* [SET EXERCISE] Pull out every line with the word "this".

* [RAW DATA]
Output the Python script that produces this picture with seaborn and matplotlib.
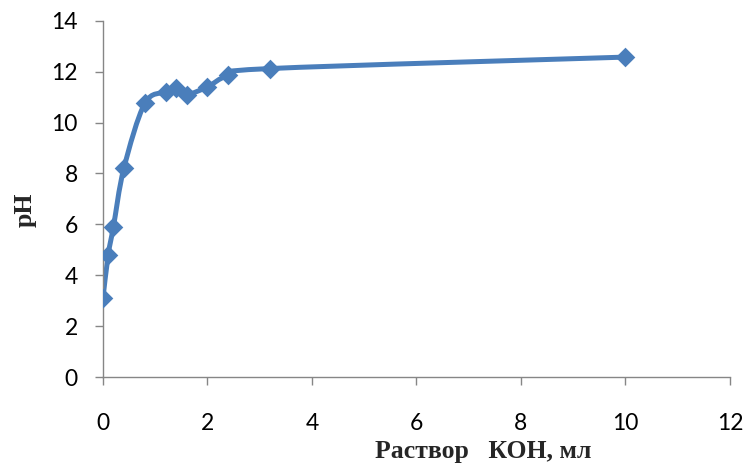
...
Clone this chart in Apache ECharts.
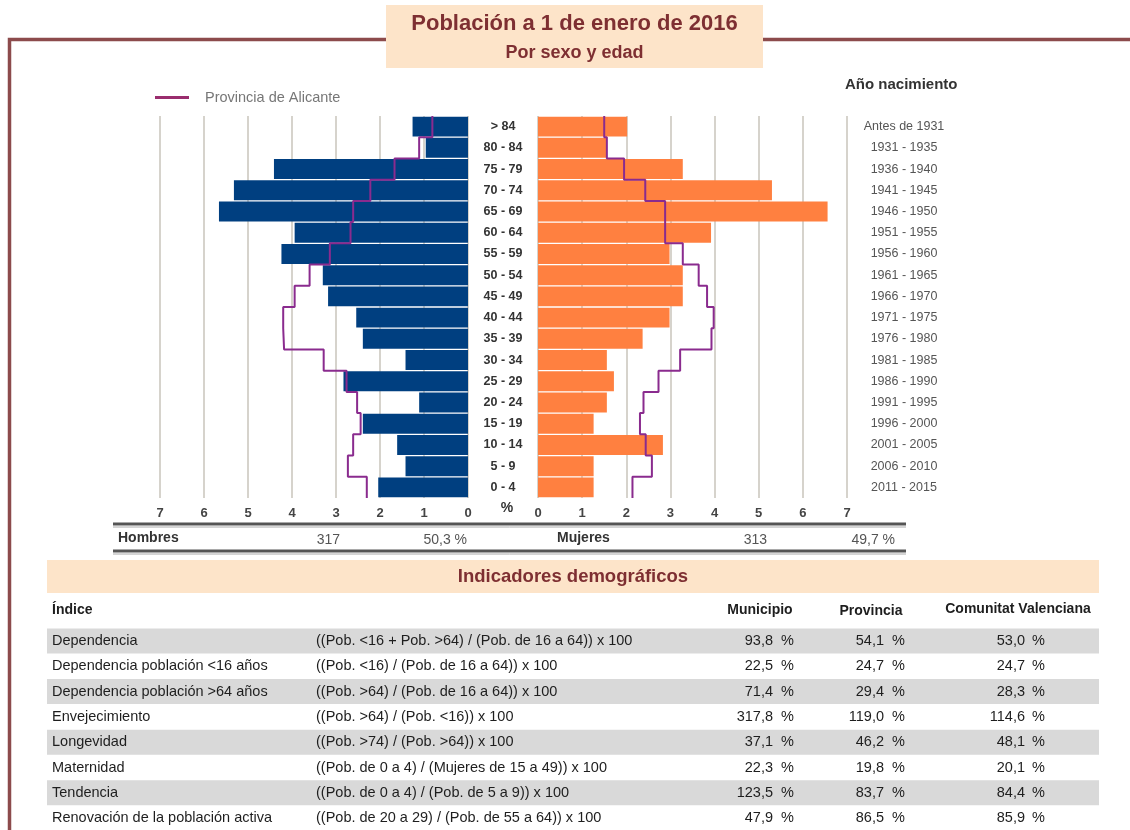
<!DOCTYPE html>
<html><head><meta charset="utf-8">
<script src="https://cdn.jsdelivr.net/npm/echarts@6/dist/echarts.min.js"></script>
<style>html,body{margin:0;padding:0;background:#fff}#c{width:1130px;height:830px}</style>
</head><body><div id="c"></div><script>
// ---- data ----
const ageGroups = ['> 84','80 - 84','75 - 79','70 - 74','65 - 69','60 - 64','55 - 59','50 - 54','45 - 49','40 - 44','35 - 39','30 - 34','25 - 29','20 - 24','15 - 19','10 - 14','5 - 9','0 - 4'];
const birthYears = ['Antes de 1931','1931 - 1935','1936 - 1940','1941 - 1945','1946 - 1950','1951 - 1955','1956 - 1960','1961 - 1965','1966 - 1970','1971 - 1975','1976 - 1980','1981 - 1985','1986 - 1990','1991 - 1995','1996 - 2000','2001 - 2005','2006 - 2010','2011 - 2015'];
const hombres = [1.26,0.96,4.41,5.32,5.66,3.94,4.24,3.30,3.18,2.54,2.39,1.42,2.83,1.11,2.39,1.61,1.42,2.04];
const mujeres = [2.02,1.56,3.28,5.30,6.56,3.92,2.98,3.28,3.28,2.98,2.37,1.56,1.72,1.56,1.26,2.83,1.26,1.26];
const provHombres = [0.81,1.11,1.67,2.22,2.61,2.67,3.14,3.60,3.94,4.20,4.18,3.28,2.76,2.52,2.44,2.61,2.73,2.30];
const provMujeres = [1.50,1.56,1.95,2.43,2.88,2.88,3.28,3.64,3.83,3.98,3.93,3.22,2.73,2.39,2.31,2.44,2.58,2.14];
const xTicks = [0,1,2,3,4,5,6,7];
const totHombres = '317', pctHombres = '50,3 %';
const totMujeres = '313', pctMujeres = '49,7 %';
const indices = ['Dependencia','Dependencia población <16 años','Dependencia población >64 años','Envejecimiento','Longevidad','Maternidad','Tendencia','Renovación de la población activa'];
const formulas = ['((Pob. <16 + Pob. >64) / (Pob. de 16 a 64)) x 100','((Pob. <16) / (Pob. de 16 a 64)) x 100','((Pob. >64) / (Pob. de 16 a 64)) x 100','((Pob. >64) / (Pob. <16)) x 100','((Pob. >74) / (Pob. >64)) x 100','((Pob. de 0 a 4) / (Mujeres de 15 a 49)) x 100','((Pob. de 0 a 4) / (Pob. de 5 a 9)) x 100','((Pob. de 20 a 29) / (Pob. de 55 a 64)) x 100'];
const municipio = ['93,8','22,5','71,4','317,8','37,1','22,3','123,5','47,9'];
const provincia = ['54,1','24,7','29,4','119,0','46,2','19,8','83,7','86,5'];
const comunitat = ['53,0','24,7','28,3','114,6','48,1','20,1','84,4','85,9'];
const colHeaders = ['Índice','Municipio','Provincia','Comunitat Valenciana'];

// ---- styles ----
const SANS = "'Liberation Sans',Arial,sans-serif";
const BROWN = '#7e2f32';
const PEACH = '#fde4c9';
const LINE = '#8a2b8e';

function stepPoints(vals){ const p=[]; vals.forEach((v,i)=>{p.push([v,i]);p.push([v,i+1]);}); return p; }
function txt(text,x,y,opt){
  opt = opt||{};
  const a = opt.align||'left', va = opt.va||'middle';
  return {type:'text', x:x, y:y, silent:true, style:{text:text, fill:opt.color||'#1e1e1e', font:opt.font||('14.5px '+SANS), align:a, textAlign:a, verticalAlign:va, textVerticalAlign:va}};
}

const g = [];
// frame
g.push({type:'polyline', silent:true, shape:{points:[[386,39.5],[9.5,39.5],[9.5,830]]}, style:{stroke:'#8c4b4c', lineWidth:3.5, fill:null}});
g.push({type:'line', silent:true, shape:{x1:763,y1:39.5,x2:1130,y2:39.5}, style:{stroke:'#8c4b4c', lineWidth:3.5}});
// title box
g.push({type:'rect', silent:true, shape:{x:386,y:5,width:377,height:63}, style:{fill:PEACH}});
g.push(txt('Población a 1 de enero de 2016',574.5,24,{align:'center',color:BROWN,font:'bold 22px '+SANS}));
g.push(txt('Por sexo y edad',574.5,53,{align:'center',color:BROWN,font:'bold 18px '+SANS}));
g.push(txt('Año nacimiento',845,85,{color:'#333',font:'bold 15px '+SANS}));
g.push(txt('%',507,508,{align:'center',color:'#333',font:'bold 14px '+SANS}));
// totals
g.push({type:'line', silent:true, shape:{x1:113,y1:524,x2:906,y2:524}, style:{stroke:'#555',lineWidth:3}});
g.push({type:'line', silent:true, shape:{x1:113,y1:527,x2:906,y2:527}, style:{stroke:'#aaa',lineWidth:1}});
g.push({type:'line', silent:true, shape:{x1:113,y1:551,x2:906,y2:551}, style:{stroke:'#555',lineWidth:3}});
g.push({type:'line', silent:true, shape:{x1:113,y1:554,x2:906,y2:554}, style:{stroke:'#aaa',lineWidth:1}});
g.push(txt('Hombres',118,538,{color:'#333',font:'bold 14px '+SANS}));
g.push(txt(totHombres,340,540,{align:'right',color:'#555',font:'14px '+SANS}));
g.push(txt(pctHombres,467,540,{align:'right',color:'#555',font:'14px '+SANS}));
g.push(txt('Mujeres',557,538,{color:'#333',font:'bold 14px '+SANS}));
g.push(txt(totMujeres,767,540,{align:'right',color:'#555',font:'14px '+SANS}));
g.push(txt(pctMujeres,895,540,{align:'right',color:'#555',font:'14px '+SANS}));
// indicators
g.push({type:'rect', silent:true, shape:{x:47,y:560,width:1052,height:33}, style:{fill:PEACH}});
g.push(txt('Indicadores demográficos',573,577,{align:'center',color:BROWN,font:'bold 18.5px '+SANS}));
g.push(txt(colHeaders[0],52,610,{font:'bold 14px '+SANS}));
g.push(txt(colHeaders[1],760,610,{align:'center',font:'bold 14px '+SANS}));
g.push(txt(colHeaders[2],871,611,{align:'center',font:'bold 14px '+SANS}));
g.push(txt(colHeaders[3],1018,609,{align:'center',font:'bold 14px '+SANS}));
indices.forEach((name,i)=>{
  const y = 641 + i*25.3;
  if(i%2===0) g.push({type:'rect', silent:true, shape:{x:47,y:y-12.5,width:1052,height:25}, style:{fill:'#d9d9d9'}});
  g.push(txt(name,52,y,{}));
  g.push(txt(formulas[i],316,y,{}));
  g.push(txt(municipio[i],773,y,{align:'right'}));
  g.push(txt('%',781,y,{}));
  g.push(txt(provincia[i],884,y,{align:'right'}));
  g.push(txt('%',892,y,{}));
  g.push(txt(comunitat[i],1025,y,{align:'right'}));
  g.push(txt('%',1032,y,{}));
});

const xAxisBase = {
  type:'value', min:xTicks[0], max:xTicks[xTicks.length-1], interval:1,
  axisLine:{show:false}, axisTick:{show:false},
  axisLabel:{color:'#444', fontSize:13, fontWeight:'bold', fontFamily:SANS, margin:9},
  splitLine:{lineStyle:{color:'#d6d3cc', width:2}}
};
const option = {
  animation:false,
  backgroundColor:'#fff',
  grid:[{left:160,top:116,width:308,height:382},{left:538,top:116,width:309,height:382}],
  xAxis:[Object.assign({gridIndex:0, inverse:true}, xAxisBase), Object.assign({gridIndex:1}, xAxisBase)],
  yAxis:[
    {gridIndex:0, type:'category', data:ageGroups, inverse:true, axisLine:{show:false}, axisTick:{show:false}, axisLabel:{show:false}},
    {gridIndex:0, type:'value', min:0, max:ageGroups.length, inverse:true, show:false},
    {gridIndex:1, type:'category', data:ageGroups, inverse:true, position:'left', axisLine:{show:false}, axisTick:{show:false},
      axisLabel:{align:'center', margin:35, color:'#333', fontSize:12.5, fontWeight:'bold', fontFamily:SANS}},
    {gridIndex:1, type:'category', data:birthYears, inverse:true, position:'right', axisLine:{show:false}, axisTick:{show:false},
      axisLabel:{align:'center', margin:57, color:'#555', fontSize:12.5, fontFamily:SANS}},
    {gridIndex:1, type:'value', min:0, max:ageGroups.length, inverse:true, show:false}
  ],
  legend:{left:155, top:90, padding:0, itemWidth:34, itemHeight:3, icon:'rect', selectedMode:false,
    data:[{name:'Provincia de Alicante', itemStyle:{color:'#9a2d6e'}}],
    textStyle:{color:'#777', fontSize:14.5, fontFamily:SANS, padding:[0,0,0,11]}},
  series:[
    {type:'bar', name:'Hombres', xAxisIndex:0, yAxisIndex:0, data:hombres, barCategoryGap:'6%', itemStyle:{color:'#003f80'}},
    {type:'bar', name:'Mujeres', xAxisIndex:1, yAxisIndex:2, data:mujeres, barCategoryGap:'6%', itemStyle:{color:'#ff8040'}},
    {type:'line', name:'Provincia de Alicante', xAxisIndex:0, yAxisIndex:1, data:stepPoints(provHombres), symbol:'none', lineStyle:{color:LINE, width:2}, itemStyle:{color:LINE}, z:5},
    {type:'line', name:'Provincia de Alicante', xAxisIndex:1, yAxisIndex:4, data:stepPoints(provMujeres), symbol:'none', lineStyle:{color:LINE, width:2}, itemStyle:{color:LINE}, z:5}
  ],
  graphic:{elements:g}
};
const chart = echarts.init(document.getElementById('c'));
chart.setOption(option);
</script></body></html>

* [WRITTEN ANSWER]
Output the Python script that produces this picture with seaborn and matplotlib.
Clone this chart in Apache ECharts.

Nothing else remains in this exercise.